__Exercise description__:
Exclude the pictures and reproduce the remaining data exactly as written.
** start of Material supplied **
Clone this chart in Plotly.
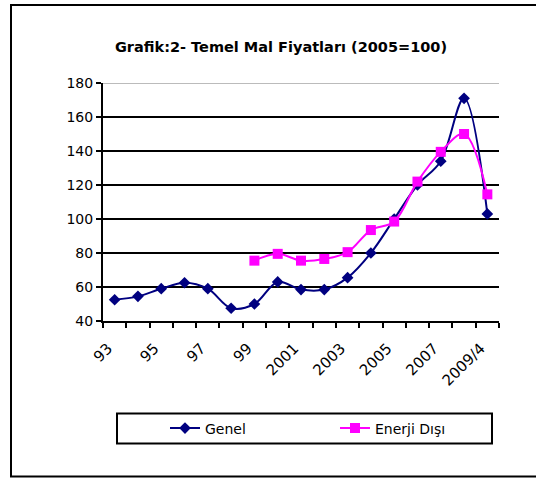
import plotly.graph_objects as go

categories = ["93", "94", "95", "96", "97", "98", "99", "2000", "2001", "2002",
              "2003", "2004", "2005", "2006", "2007", "2008", "2009/4"]
genel = [52.5, 54.5, 59, 62.5, 59, 47.5, 50, 63, 58.5, 58.5,
         65.5, 80, 100, 120, 134, 171, 103]
enerji_disi = [None, None, None, None, None, None, 75.5, 79.5, 75.5, 76.5,
               80.5, 93.5, 98.5, 122, 139.5, 150, 114.5]
tick_labels = ["93", "", "95", "", "97", "", "99", "", "2001", "", "2003", "",
               "2005", "", "2007", "", "2009/4"]
y_ticks = [40, 60, 80, 100, 120, 140, 160, 180]

W, H = 536, 479
L, R, T, B = 103, 37, 83, 158
pw, ph = W - L - R, H - T - B

def px_x(x):
    return (x - L) / pw

def px_y(y):
    return (H - B - y) / ph

fig = go.Figure()
fig.add_trace(go.Scatter(
    x=categories, y=genel, name="Genel", mode="lines+markers",
    line=dict(color="#000080", width=2, shape="spline", smoothing=1),
    marker=dict(symbol="diamond", size=9, color="#000080"),
))
fig.add_trace(go.Scatter(
    x=categories, y=enerji_disi, name="Enerji Dışı", mode="lines+markers",
    line=dict(color="#FF00FF", width=2, shape="spline", smoothing=1),
    marker=dict(symbol="square", size=10, color="#FF00FF"),
))

font_fam = "DejaVu Sans"
fig.update_layout(
    width=W, height=H,
    margin=dict(l=L, r=R, t=T, b=B),
    paper_bgcolor="white", plot_bgcolor="white",
    title=dict(text="<b>Grafik:2- Temel Mal Fiyatları (2005=100)</b>",
               x=px_x(281), xref="paper", xanchor="center",
               y=1 - 47 / H, yanchor="middle",
               font=dict(family=font_fam, size=14.5, color="black")),
    showlegend=True,
    legend=dict(orientation="h", x=px_x(165), xanchor="left",
                y=px_y(428.5), yanchor="middle",
                bgcolor="rgba(0,0,0,0)", borderwidth=0,
                entrywidth=125, entrywidthmode="pixels",
                font=dict(family=font_fam, size=14, color="black")),
    xaxis=dict(
        type="category", tickmode="array", tickvals=categories,
        ticktext=[t + "\u00a0\u00a0" if t else t for t in tick_labels],
        tickangle=-45, tickson="boundaries", ticks="outside", ticklen=5,
        tickwidth=2, tickcolor="black", showline=True, linecolor="black",
        linewidth=2, showgrid=False, zeroline=False, ticklabelstandoff=4,
        range=[-0.5, len(categories) - 0.5],
        tickfont=dict(family=font_fam, size=15, color="black"),
    ),
    yaxis=dict(
        range=[40, 180], tickvals=y_ticks, ticks="outside", ticklen=5,
        tickwidth=2, tickcolor="black", showline=True, linecolor="black",
        linewidth=2, showgrid=True, gridcolor="black", gridwidth=2,
        zeroline=False,
        tickfont=dict(family=font_fam, size=14, color="black"),
    ),
    shapes=[
        dict(type="line", xref="paper", yref="y", x0=0, x1=1, y0=180, y1=180,
             line=dict(color="#BBBBBB", width=2), layer="above"),
        dict(type="rect", xref="paper", yref="paper",
             x0=px_x(117), x1=px_x(492), y0=px_y(443.5), y1=px_y(413.5),
             line=dict(color="black", width=2), fillcolor="rgba(0,0,0,0)"),
        dict(type="rect", xref="paper", yref="paper",
             x0=px_x(11), x1=px_x(545), y0=px_y(476.5), y1=px_y(5),
             line=dict(color="black", width=2), fillcolor="rgba(0,0,0,0)"),
    ],
)

fig.write_html("out.html", config={"displayModeBar": False},
               post_script="document.body.style.margin='0';document.body.style.overflow='hidden';")
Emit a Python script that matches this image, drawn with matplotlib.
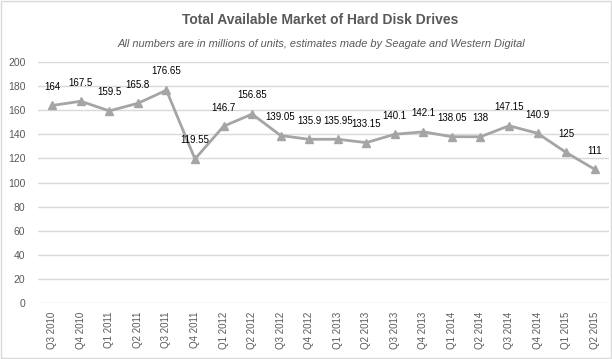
** end of Material supplied **
__Result for this exercise__:
Clone this chart in Plotly.
import plotly.graph_objects as go

categories = ["93", "94", "95", "96", "97", "98", "99", "2000", "2001", "2002",
              "2003", "2004", "2005", "2006", "2007", "2008", "2009/4"]
genel = [52.5, 54.5, 59, 62.5, 59, 47.5, 50, 63, 58.5, 58.5,
         65.5, 80, 100, 120, 134, 171, 103]
enerji_disi = [None, None, None, None, None, None, 75.5, 79.5, 75.5, 76.5,
               80.5, 93.5, 98.5, 122, 139.5, 150, 114.5]
tick_labels = ["93", "", "95", "", "97", "", "99", "", "2001", "", "2003", "",
               "2005", "", "2007", "", "2009/4"]
y_ticks = [40, 60, 80, 100, 120, 140, 160, 180]

W, H = 536, 479
L, R, T, B = 103, 37, 83, 158
pw, ph = W - L - R, H - T - B

def px_x(x):
    return (x - L) / pw

def px_y(y):
    return (H - B - y) / ph

fig = go.Figure()
fig.add_trace(go.Scatter(
    x=categories, y=genel, name="Genel", mode="lines+markers",
    line=dict(color="#000080", width=2, shape="spline", smoothing=1),
    marker=dict(symbol="diamond", size=9, color="#000080"),
))
fig.add_trace(go.Scatter(
    x=categories, y=enerji_disi, name="Enerji Dışı", mode="lines+markers",
    line=dict(color="#FF00FF", width=2, shape="spline", smoothing=1),
    marker=dict(symbol="square", size=10, color="#FF00FF"),
))

font_fam = "DejaVu Sans"
fig.update_layout(
    width=W, height=H,
    margin=dict(l=L, r=R, t=T, b=B),
    paper_bgcolor="white", plot_bgcolor="white",
    title=dict(text="<b>Grafik:2- Temel Mal Fiyatları (2005=100)</b>",
               x=px_x(281), xref="paper", xanchor="center",
               y=1 - 47 / H, yanchor="middle",
               font=dict(family=font_fam, size=14.5, color="black")),
    showlegend=True,
    legend=dict(orientation="h", x=px_x(165), xanchor="left",
                y=px_y(428.5), yanchor="middle",
                bgcolor="rgba(0,0,0,0)", borderwidth=0,
                entrywidth=125, entrywidthmode="pixels",
                font=dict(family=font_fam, size=14, color="black")),
    xaxis=dict(
        type="category", tickmode="array", tickvals=categories,
        ticktext=[t + "\u00a0\u00a0" if t else t for t in tick_labels],
        tickangle=-45, tickson="boundaries", ticks="outside", ticklen=5,
        tickwidth=2, tickcolor="black", showline=True, linecolor="black",
        linewidth=2, showgrid=False, zeroline=False, ticklabelstandoff=4,
        range=[-0.5, len(categories) - 0.5],
        tickfont=dict(family=font_fam, size=15, color="black"),
    ),
    yaxis=dict(
        range=[40, 180], tickvals=y_ticks, ticks="outside", ticklen=5,
        tickwidth=2, tickcolor="black", showline=True, linecolor="black",
        linewidth=2, showgrid=True, gridcolor="black", gridwidth=2,
        zeroline=False,
        tickfont=dict(family=font_fam, size=14, color="black"),
    ),
    shapes=[
        dict(type="line", xref="paper", yref="y", x0=0, x1=1, y0=180, y1=180,
             line=dict(color="#BBBBBB", width=2), layer="above"),
        dict(type="rect", xref="paper", yref="paper",
             x0=px_x(117), x1=px_x(492), y0=px_y(443.5), y1=px_y(413.5),
             line=dict(color="black", width=2), fillcolor="rgba(0,0,0,0)"),
        dict(type="rect", xref="paper", yref="paper",
             x0=px_x(11), x1=px_x(545), y0=px_y(476.5), y1=px_y(5),
             line=dict(color="black", width=2), fillcolor="rgba(0,0,0,0)"),
    ],
)

fig.write_html("out.html", config={"displayModeBar": False},
               post_script="document.body.style.margin='0';document.body.style.overflow='hidden';")
Emit a Python script that matches this image, drawn with matplotlib.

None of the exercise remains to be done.